05.19.2016

Where Oh Where Has Our Borrower Gone? (by Vincent Pisano, Xtract Research)

A typical US credit agreement will require a borrower to provide the lenders with annual audited financial statements with a management’s discussion and analysis of results of operations and financial condition (“MD&A”) and a narrative description of the business, unaudited financial statements for the first three quarters of each fiscal year together with an MD&A, an annual budget, notices of the occurrence of specified events, and compliance certificates following the delivery of those financial statements. They also generally specify that the obligations may be fulfilled by delivering or filing reports with the Securities and Exchange Commission. Many also require quarterly or annual conference calls with lenders.

Compliance certificates are important because they may provide the only source of information as to how non GAAP adjustments to consolidated net income, EBITDA and excess cash flow permitted or required by the credit agreement are being applied. Agreements generally include an exhibit indicating how those items were calculated, as well as leverage and interest coverage ratios. How much detail is required is a function of the amount of detail included in the form of compliance certificate attached to a credit agreement as an exhibit.

When the borrower is a public company, there is generally no problem with the financial statement requirements.
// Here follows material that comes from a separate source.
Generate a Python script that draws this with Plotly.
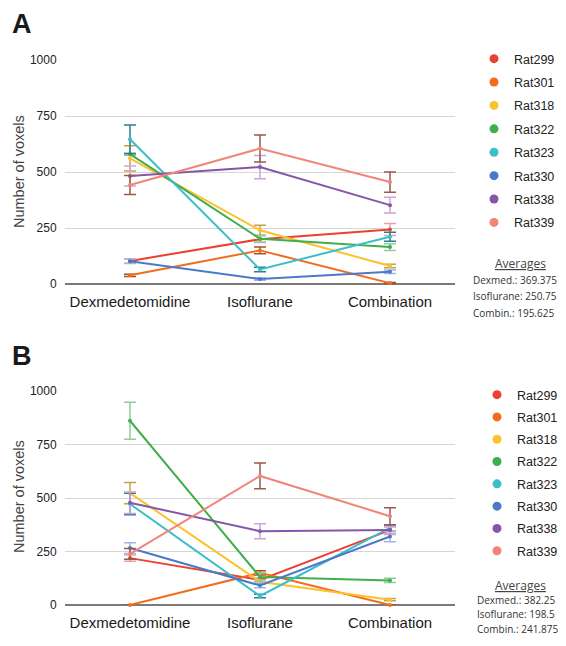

When the borrower is not a public company, however, there seem to be an increasing number of problems. Recent conversations with clients indicate that some borrowers have cut back on the information presented to lenders to a significant degree. In some cases, MD&A is not provided at all. Other borrowers are ignoring the requirements for conference calls. Compliance certificates are not presented with sufficient detail.

What can lenders do to get the information they need? The first approach is almost always to ask the Agent to intercede with the borrower. In some cases, however, particularly in sponsor financings, the Agent may be reluctant to that so as not to threaten future business or the borrower may summarily dismiss the Agent’s request. What then?

Look at the events of default section of the agreement. Failure to comply with covenants is a default and with the giving of notice, if required, and the passage of time becomes an Event of Default, allowing the Agent or Required Lenders to accelerate the loans. Borrowers obviously dislike allegations of an event of default, even when easily cured and acceleration is unlikely, because they trigger adverse publicity and may even allow other debt to be accelerated, the holders of which could have a greater motivation to accelerate.

One credit agreement we recently reviewed indicated that it was an Event of Default if “Any Loan Party fails to perform any other covenant or agreement not specified [in a different section] … and such failure continues for 30 days after the earlier of the date on which [borrower] becomes aware of any such failure and receipt by the borrower of written notice from the Administrative Agent or Required Lenders.” A borrower would obviously know if it failed to comply with its obligation to hold lender calls but may believe information delivered complied with the financial statement delivery requirements. Without the cooperation of the Agent or Required Lenders, a single lender could still provide a notice to the borrower that it is not in compliance with its obligations, eliminating the argument that the borrower lacks awareness of a default and starting the 30 day cure period.